Today Fidelity, the financial services firm that administers $8 trillion in assets, announced the formation of a U.K. subsidiary to provide digital asset services. It follows the launch of the U.S.-based Fidelity Digital Asset Services over a year ago. The European-focused subsidiary is being set up in the U.K. despite the impending Brexit.
In fact, the company was only incorporated yesterday and currently is still a shell with temporary officers listed in the corporate registry.
As with the U.S. subsidiary, the focus is on providing digital asset services to institutional investors such as hedge funds, family offices and market intermediaries.
“Since launching Fidelity Digital Assets in the U.S. over a year ago, we’ve seen significant interest and engagement by the institutional community, which show no signs of slowing,” said Tom Jessop, head of Corporate Business Development for Fidelity Investments and president of Fidelity Digital Assets.
The U.K. subsidiary will offer similar services such as institutional-grade digital asset custody, trade execution and dedicated client service.
Chris Tyrer will lead Fidelity Digital Assets in Europe. He previously was with Barclays where he was exploring setting up a cryptocurrency desk, but the plans were abandoned. Before that, he was head of commodities trading at Barclays and worked as an oil trader both for Barclays and trading house Mercuria.

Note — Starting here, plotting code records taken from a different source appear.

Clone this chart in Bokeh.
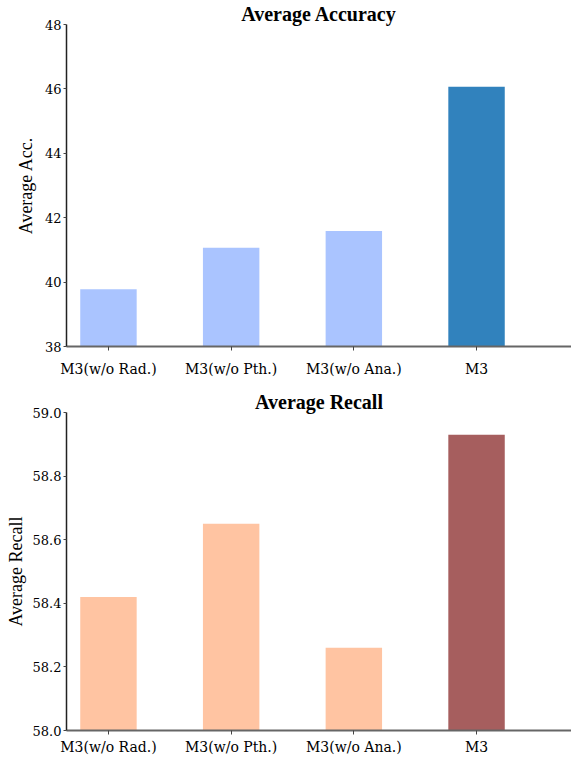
from bokeh.plotting import figure
from bokeh.layouts import column
from bokeh.models import (Range1d, FixedTicker, ColumnDataSource,
                          CustomJSTickFormatter, PrintfTickFormatter)
from bokeh.embed import file_html
from bokeh.resources import INLINE

categories = ["M3(w/o Rad.)", "M3(w/o Pth.)", "M3(w/o Ana.)", "M3"]
acc_values = [39.78, 41.07, 41.59, 46.07]
recall_values = [58.42, 58.65, 58.26, 58.93]
acc_colors = ["#AAC4FF", "#AAC4FF", "#AAC4FF", "#3182BD"]
recall_colors = ["#FFC4A2", "#FFC4A2", "#FFC4A2", "#A65E5E"]
acc_ticks = [38, 40, 42, 44, 46, 48]
recall_ticks = [58.0, 58.2, 58.4, 58.6, 58.8, 59.0]

FONT = "Liberation Serif"
TICK_FONT = "DejaVu Serif"
W = 571


def make(values, colors, ylabel, title, y0, y1, ticks, fmt, height, bottom, xstand, ystand):
    p = figure(width=W, height=height, output_backend="svg", toolbar_location=None,
               x_range=Range1d(-0.342, 3.774), y_range=Range1d(y0, y1),
               min_border_left=66, min_border_right=0, min_border_top=0,
               min_border_bottom=bottom)
    p.outline_line_color = None
    p.grid.visible = False
    src = ColumnDataSource(dict(x=list(range(len(categories))), top=values, color=colors))
    p.vbar(x="x", top="top", bottom=y0, width=0.46, color="color", source=src, line_color=None)

    p.title.text = title
    p.title.text_font = FONT
    p.title.text_font_size = "20px"
    p.title.text_font_style = "bold"
    p.title.text_color = "black"
    p.title.align = "center"
    p.title.standoff = 0

    p.xaxis.ticker = FixedTicker(ticks=list(range(len(categories))))
    p.xaxis.formatter = CustomJSTickFormatter(args=dict(cats=categories),
                                              code="const i = Math.round(tick); return cats[i] || '';")
    p.yaxis.ticker = FixedTicker(ticks=ticks)
    p.yaxis.formatter = PrintfTickFormatter(format=fmt)

    p.xaxis.axis_line_color = "#666666"
    p.xaxis.axis_line_width = 2
    p.yaxis.axis_line_color = "#222222"
    p.yaxis.axis_line_width = 1.5
    p.xaxis.major_tick_line_color = "#444444"
    p.yaxis.major_tick_line_color = "#444444"
    p.xaxis.major_tick_in = 0
    p.yaxis.major_tick_in = 0
    p.xaxis.minor_tick_line_color = None
    p.yaxis.minor_tick_line_color = None
    p.xaxis.major_label_text_color = "black"
    p.yaxis.major_label_text_color = "black"
    p.xaxis.major_tick_out = 4
    p.yaxis.major_tick_out = 3
    p.xaxis.major_label_standoff = xstand
    p.yaxis.major_label_standoff = 2
    p.yaxis.axis_label = ylabel
    p.yaxis.axis_label_text_font = FONT
    p.yaxis.axis_label_text_font_size = "18px"
    p.yaxis.axis_label_text_font_style = "normal"
    p.yaxis.axis_label_text_color = "black"
    p.yaxis.axis_label_standoff = ystand
    return p


p1 = make(acc_values, acc_colors, "Average Acc.", "Average Accuracy", 38, 48,
          acc_ticks, "%.0f", 388, 42, 10, 6)
p2 = make(recall_values, recall_colors, "Average Recall", "Average Recall", 58.0, 59.0,
          recall_ticks, "%.1f", 369, 27, 4, 4)

for p in (p1, p2):
    p.xaxis.major_label_text_font = TICK_FONT
    p.yaxis.major_label_text_font = TICK_FONT
    p.xaxis.major_label_text_font_size = "14px"
    p.yaxis.major_label_text_font_size = "13px"

layout = column(p1, p2, spacing=0)
open("out.html", "w").write(file_html(layout, INLINE))
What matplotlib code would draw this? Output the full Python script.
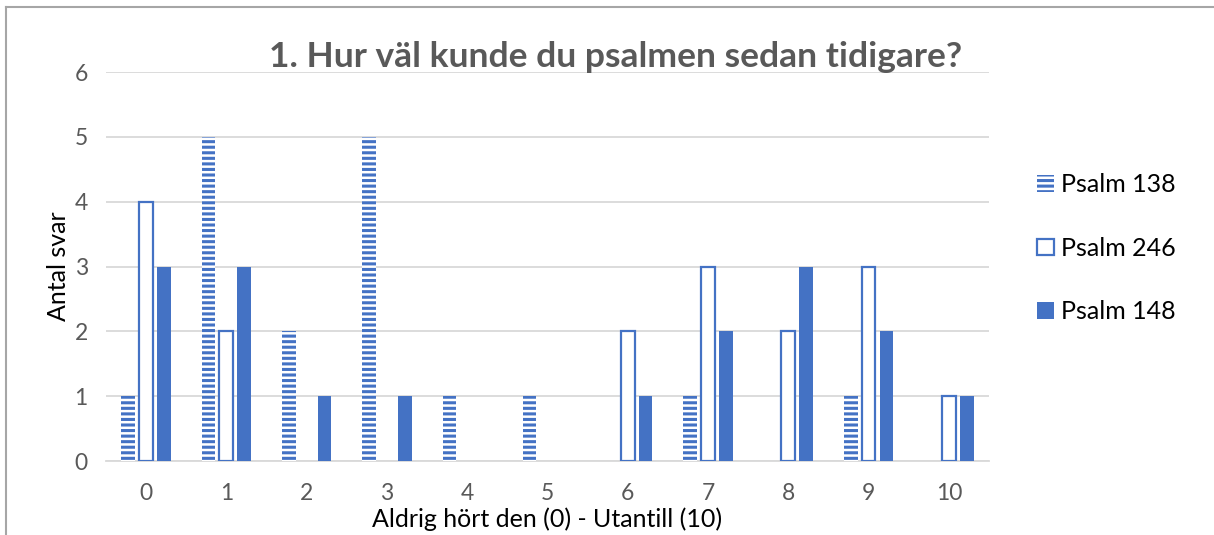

Meanwhile, eight months ago, Fidelity published a survey that showed 22% of institutional investors (including crypto funds) already had exposure to digital assets, and 47% said digital assets had a place in their portfolios.
Today asset manager and administration firm State Street announced a deal with Gemini to enable cryptocurrencies held in Gemini Custody to appear on a State Street dashboard alongside conventional investments.